Effects on Women

Featured Artifacts – The Home Front

The absence of men in the Albemarle region created new hardships for those left behind. Therefore, women became the sole caretakers of farms with new responsibilities such as plowing, planting, and harvesting crops.

“I have finished all the squares for my quilt. I think I should call it my disunion quilt.”

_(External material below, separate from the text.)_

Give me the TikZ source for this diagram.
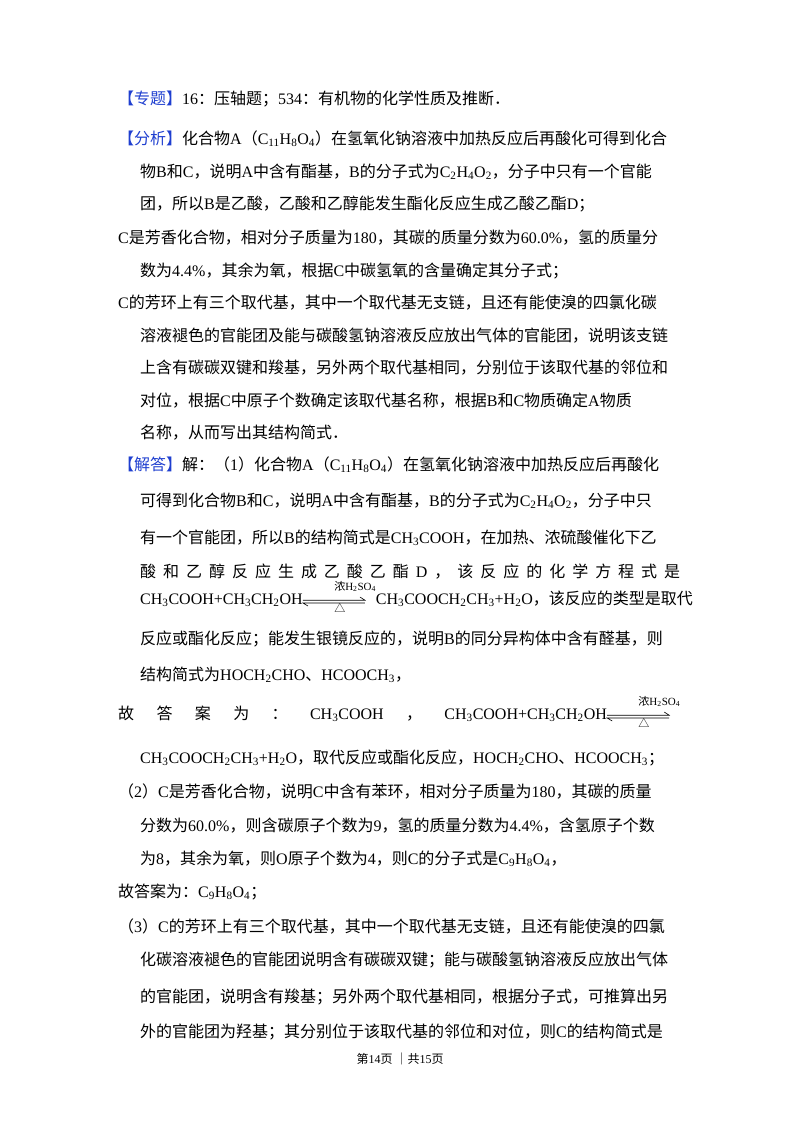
\documentclass[tikz,border=0pt]{standalone}
\usepackage{fontspec}
\setmainfont{Liberation Serif}
\newfontfamily\cjkf{Noto Sans CJK SC}
\newcommand\cjk{\cjkf}
\newcommand\lat{\rmfamily}
\XeTeXinterchartokenstate=1
\newXeTeXintercharclass\cjkclass
\newcount\cc
\cc="3000 \loop\ifnum\cc<"3040 \XeTeXcharclass\cc=\cjkclass \advance\cc by 1 \repeat
\cc="4E00 \loop\ifnum\cc<"A000 \XeTeXcharclass\cc=\cjkclass \advance\cc by 1 \repeat
\cc="FF00 \loop\ifnum\cc<"FFF0 \XeTeXcharclass\cc=\cjkclass \advance\cc by 1 \repeat
\XeTeXinterchartoks 0 \cjkclass = {\cjk}
\XeTeXinterchartoks 4095 \cjkclass = {\cjk}
\XeTeXinterchartoks \cjkclass 0 = {\lat}
\XeTeXinterchartoks \cjkclass 4095 = {\lat}
\XeTeXlinebreaklocale "zh"
\XeTeXlinebreakskip=0pt plus 30pt
\hbadness=10000
\definecolor{hd}{HTML}{1F3FD0}
\newcommand\xs[1]{\textsubscript{#1}}
\newcommand\hd[1]{\textcolor{hd}{#1}}
\newcommand\rev{\tikz[baseline=-3pt,x=1pt,y=1pt,line width=0.6pt]{%
\draw (0,0.8)--(62,0.8)--(57,4);\draw (62,-2)--(0,-2)--(5,-5);
\node[font=\fontsize{11}{11}\selectfont,inner sep=0] at (31,11) {{\cjkf 浓}H\xs{2}SO\xs{4}};
\node[font=\fontsize{11}{11}\selectfont,inner sep=0] at (31,-11) {{\cjkf △}};}}
\tikzset{ln/.style={anchor=base west,inner sep=0,font=\fontsize{16}{16}\selectfont}}
\newcommand\JLine[3]{\node[ln] at (#1,-#2) {\makebox[\dimexpr 680pt-#1pt\relax][s]{#3}};}
\newcommand\LLine[3]{\node[ln] at (#1,-#2) {#3};}
\begin{document}
\begin{tikzpicture}[x=1pt,y=1pt]
\useasboundingbox (0,0) rectangle (800,-1132);
\fill[white] (0,0) rectangle (800,-1132);
\LLine{118}{104}{\hd{【专题】}16：压轴题；534：有机物的化学性质及推断．}
\JLine{118}{144}{\hd{【分析】}化合物A（C\xs{11}H\xs{8}O\xs{4}）在氢氧化钠溶液中加热反应后再酸化可得到化合}
\JLine{140}{177}{物B和C，说明A中含有酯基，B的分子式为C\xs{2}H\xs{4}O\xs{2}，分子中只有一个官能}
\LLine{140}{209}{团，所以B是乙酸，乙酸和乙醇能发生酯化反应生成乙酸乙酯D；}
\JLine{118}{243}{C是芳香化合物，相对分子质量为180，其碳的质量分数为60.0\%，氢的质量分}
\LLine{140}{276}{数为4.4\%，其余为氧，根据C中碳氢氧的含量确定其分子式；}
\JLine{118}{308}{C的芳环上有三个取代基，其中一个取代基无支链，且还有能使溴的四氯化碳}
\JLine{140}{341}{溶液褪色的官能团及能与碳酸氢钠溶液反应放出气体的官能团，说明该支链}
\JLine{140}{373}{上含有碳碳双键和羧基，另外两个取代基相同，分别位于该取代基的邻位和}
\JLine{140}{406}{对位，根据C中原子个数确定该取代基名称，根据B和C物质确定A物质}
\LLine{140}{438}{名称，从而写出其结构简式．}
\JLine{118}{470}{\hd{【解答】}解：（1）化合物A（C\xs{11}H\xs{8}O\xs{4}）在氢氧化钠溶液中加热反应后再酸化}
\JLine{140}{506}{可得到化合物B和C，说明A中含有酯基，B的分子式为C\xs{2}H\xs{4}O\xs{2}，分子中只}
\JLine{140}{543}{有一个官能团，所以B的结构简式是CH\xs{3}COOH，在加热、浓硫酸催化下乙}
\node[ln] at (140,-577) {\makebox[540pt][s]{酸\hfill 和\hfill 乙\hfill 醇\hfill 反\hfill 应\hfill 生\hfill 成\hfill 乙\hfill 酸\hfill 乙\hfill 酯\hfill D\hfill ，\hfill 该\hfill 反\hfill 应\hfill 的\hfill 化\hfill 学\hfill 方\hfill 程\hfill 式\hfill 是}};
\node[ln] at (140,-604) {\makebox[540pt][s]{CH\xs{3}COOH+CH\xs{3}CH\xs{2}OH\rev CH\xs{3}COOCH\xs{2}CH\xs{3}+H\xs{2}O，该反应的类型是取代}};
\JLine{140}{644}{反应或酯化反应；能发生银镜反应的，说明B的同分异构体中含有醛基，则}
\LLine{140}{680}{结构简式为HOCH\xs{2}CHO、HCOOCH\xs{3}，}
\node[ln] at (118,-719) {\makebox[562pt][s]{故\hfill 答\hfill 案\hfill 为\hfill ：\hfill CH\xs{3}COOH\hfill ，\hfill CH\xs{3}COOH+CH\xs{3}CH\xs{2}OH\rev}};
\LLine{140}{763}{CH\xs{3}COOCH\xs{2}CH\xs{3}+H\xs{2}O，取代反应或酯化反应，HOCH\xs{2}CHO、HCOOCH\xs{3}；}
\JLine{118}{797}{（2）C是芳香化合物，说明C中含有苯环，相对分子质量为180，其碳的质量}
\JLine{140}{831}{分数为60.0\%，则含碳原子个数为9，氢的质量分数为4.4\%，含氢原子个数}
\LLine{140}{864}{为8，其余为氧，则O原子个数为4，则C的分子式是C\xs{9}H\xs{8}O\xs{4}，}
\LLine{118}{897}{故答案为：C\xs{9}H\xs{8}O\xs{4}；}
\JLine{118}{932}{（3）C的芳环上有三个取代基，其中一个取代基无支链，且还有能使溴的四氯}
\JLine{140}{965}{化碳溶液褪色的官能团说明含有碳碳双键；能与碳酸氢钠溶液反应放出气体}
\JLine{140}{1002}{的官能团，说明含有羧基；另外两个取代基相同，根据分子式，可推算出另}
\JLine{140}{1037}{外的官能团为羟基；其分别位于该取代基的邻位和对位，则C的结构简式是}
\node[anchor=base,inner sep=0,font=\fontsize{12}{12}\selectfont] at (400,-1063) {第14页\ ｜共15页};
\end{tikzpicture}
\end{document}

Taken from the diary of Annie Darden of Hertford County while working on a quilt 
in the spring of 1861

Benjamin Spruill gave his wife Nancy M. Spruill this wig and box when she lost her hair due to an illness. The Spruills lived at Homestead Plantation. 

Tyrrell County

DRESS, Second Day
Margaret Bell, wife of Alonzo Etheridge Bell, would have worn this hand-stitched dress for celebrations the day after her wedding. Alonzo enlisted in the Camden County Jonesborough Guards of the Confederate Army in 1861. 

Camden County

BOX, Engagement Ring
Christopher Hollowell of Bayside Plantation gave Parthenia Weeks Gatling of Cedar Vale Plantation an engagement ring contained in this box.    
Pasquotank and Hertford Counties

Submit Fearing had these quilt squares. Her son, John Bartlett Fearing, served as Captain of Company L, 17th Regiment North Carolina Volunteers. Quilts were sometimes hung in a window when it was safe for deserter soldiers to come out of hiding.   
Pasquotank County

Women sewed uniforms and provided supplies such as blankets and socks for soldiers. Their sewing supplies would have contained a similar pin cushion.